Aos desavisados, as operações de recompra são operações de curto prazo, na qual os bancos emprestam dinheiro para o banco central, aceitando títulos públicos como garantia. São operações de curto prazo (até 90 dias) remuneradas pela taxa básica.
Em resumo, trata-se de dívida de curto prazo emitida pelo governo brasileiro para impedir que a quantidade de moeda em circulação aumente ainda mais e eleve ainda mais os preços. São operações relativamente caras e pouco flexíveis – seu aumento não é bom sinal.
Crédito
Após a crise de 2008 assistimos a uma reestatização do crédito no Brasil:
Além da reestatização, nos últimos anos observamos crescimento forte do crédito direcionado. Ou seja, a nossa já escassa poupança cada vez mais é obrigada a ser utilizada em processos produtivos nos quais não necessariamente há demanda que os viabilize.
Além dos maciços aportes do governo federal no BNDES e na Caixa, parte da estrutura institucional do mercado bancário vem facilitando a proliferação do crédito direcionado. Com o mercado acionário em baixa, investidores vem demandando aplicações de renda fixa com benefícios fiscais, como LCI, LCA, CRI, CRA e a clássica poupança. Esses títulos, quando emitidos pelos bancos, implicam em crédito direcionado para imóveis e crédito rural.
O próximo gráfico mostra a evolução do estoque de crédito público. Além da vertiginosa alta no crédito imobiliário (que veio a ajudar no fomento de nossa bolha imobiliária) e no crédito ao consumo (que mais para frente ajudaria no fomento de nossa estagflação), uma tendência preocupante é o aumento dos empréstimos para o próprio setor público, aqueles que mais tendem a ser aplicados em projetos sem fundamento econômico.

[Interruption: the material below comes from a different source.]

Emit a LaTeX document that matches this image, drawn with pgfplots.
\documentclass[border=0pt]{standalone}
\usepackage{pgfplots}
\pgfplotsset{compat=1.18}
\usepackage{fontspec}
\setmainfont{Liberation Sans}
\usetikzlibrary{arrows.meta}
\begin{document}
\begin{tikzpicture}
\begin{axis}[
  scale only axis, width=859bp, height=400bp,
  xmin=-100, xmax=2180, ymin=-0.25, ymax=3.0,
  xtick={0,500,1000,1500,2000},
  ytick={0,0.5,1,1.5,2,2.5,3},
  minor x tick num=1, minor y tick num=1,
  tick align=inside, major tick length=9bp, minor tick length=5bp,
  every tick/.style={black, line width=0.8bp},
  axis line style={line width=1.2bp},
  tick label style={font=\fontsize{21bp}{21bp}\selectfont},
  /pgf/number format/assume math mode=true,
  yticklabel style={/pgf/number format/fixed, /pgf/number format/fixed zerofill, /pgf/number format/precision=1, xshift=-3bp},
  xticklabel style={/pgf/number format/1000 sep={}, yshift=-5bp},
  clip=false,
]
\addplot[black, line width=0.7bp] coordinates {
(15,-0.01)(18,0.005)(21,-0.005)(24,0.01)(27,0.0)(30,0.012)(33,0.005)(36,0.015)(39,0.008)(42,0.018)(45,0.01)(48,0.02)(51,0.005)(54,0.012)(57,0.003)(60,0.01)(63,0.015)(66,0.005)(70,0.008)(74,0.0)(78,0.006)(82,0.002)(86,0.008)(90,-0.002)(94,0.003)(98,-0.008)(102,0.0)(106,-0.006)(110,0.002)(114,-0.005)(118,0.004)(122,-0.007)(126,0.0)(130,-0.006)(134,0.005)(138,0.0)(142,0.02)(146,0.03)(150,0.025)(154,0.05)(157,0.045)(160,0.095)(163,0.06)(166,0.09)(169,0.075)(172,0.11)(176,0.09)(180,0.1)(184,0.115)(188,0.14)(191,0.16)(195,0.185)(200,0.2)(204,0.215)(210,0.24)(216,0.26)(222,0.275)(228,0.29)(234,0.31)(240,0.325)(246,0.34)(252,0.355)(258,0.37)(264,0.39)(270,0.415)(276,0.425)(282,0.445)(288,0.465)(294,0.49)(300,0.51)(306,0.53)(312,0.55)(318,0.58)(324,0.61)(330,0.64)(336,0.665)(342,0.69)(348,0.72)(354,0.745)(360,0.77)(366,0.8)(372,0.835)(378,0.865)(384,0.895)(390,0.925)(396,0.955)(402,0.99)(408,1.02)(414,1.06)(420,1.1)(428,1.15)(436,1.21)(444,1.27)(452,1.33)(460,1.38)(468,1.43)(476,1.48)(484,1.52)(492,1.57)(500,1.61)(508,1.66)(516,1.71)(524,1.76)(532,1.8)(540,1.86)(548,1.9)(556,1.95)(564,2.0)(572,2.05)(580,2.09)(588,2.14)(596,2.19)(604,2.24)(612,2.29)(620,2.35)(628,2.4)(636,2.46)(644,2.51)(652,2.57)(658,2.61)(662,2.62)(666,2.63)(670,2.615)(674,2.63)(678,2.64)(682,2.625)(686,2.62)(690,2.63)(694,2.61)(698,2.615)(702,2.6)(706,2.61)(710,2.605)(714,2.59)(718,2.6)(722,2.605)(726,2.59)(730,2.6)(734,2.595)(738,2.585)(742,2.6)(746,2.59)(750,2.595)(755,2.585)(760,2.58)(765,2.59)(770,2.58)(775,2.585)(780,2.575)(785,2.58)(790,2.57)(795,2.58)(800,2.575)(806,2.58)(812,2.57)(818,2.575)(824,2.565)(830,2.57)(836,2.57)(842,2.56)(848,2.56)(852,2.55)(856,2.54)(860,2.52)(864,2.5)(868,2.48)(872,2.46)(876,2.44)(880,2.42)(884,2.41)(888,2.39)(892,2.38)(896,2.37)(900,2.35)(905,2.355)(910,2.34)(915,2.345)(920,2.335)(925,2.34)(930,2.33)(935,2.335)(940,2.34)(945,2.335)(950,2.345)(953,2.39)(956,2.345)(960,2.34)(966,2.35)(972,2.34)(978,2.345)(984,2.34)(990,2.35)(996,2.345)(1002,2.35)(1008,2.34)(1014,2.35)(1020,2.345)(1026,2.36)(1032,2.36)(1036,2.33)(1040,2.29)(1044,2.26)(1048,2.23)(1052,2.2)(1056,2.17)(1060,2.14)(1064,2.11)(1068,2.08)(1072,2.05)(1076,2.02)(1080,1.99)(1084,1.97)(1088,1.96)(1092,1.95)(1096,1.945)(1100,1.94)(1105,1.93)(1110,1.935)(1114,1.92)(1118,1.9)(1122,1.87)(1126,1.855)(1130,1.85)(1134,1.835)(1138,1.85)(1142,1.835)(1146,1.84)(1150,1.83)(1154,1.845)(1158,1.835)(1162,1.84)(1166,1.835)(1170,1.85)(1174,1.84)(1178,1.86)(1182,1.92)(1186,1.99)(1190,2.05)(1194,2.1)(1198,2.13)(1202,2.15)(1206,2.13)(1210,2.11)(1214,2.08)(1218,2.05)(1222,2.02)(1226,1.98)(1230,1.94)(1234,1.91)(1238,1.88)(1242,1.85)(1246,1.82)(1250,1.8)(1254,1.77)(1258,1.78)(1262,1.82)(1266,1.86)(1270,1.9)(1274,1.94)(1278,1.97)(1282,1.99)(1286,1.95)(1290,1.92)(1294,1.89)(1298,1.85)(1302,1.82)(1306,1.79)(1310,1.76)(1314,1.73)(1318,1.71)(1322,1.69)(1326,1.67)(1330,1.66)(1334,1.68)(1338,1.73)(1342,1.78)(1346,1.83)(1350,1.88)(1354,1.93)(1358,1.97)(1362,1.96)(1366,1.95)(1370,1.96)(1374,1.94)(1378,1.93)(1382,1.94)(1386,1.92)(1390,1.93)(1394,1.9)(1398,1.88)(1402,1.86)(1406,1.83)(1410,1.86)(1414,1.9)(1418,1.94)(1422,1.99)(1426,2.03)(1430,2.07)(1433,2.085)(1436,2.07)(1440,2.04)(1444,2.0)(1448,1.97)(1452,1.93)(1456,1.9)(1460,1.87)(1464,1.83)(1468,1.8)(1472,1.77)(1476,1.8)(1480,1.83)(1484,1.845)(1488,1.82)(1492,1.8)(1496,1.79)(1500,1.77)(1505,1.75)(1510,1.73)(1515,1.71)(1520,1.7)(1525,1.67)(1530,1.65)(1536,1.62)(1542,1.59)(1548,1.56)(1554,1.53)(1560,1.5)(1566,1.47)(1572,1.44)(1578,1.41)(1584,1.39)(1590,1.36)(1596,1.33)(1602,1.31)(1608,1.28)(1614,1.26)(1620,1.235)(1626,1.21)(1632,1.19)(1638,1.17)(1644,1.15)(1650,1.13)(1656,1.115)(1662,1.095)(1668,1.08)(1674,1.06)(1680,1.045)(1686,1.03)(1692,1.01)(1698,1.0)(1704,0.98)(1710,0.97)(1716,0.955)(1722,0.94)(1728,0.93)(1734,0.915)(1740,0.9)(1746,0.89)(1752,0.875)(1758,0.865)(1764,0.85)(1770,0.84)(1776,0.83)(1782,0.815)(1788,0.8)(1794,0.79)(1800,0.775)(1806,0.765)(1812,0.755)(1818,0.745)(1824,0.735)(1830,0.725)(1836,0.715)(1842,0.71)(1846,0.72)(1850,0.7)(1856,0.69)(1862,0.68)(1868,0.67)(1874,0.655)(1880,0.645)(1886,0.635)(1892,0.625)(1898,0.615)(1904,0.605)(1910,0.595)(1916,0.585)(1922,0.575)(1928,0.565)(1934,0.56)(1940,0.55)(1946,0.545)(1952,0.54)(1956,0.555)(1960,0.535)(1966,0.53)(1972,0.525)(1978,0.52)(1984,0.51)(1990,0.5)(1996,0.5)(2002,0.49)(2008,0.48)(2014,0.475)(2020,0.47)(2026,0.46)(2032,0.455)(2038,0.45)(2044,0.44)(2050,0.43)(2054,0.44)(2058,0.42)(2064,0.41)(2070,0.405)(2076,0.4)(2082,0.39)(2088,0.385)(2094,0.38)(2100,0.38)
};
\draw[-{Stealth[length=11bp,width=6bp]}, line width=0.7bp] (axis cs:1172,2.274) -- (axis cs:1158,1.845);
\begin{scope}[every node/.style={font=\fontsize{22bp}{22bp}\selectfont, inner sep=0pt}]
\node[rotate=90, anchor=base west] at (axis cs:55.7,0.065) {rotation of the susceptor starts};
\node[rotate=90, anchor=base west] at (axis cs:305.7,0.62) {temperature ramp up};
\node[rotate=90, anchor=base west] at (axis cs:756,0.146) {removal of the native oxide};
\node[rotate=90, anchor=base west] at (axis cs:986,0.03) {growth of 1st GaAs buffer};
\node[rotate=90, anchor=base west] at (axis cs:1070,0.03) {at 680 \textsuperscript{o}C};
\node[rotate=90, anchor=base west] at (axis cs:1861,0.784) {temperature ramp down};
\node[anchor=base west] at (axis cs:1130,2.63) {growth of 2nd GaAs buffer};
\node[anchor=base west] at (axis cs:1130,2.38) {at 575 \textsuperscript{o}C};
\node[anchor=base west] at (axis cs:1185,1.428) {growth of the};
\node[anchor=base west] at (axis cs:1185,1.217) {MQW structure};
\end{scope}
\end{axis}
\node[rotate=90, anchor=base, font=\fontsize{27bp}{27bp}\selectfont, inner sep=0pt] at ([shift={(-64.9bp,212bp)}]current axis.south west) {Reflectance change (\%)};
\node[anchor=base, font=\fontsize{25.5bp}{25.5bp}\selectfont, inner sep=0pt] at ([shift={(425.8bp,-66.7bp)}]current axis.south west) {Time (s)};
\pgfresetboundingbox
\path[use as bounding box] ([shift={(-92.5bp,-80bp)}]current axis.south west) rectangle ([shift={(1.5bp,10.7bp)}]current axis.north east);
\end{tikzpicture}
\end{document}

Os desdobramentos recentes da economia nacional (fracasso dos “campeões nacionais”, crise do grupo X, bolha imobiliária e estagflação) mostram que a estratégia não vem sendo exatamente muito recompensadora…
O próximo gráfico mostra que o sistema continua elevando sua alavancagem total – A relação entre crédito e base monetária continua aumentando.
Lembremos – crédito se paga, dá calote ou se rola. Rolagem exige poupança – nossa poupança interna só diminui e a externa parou de crescer.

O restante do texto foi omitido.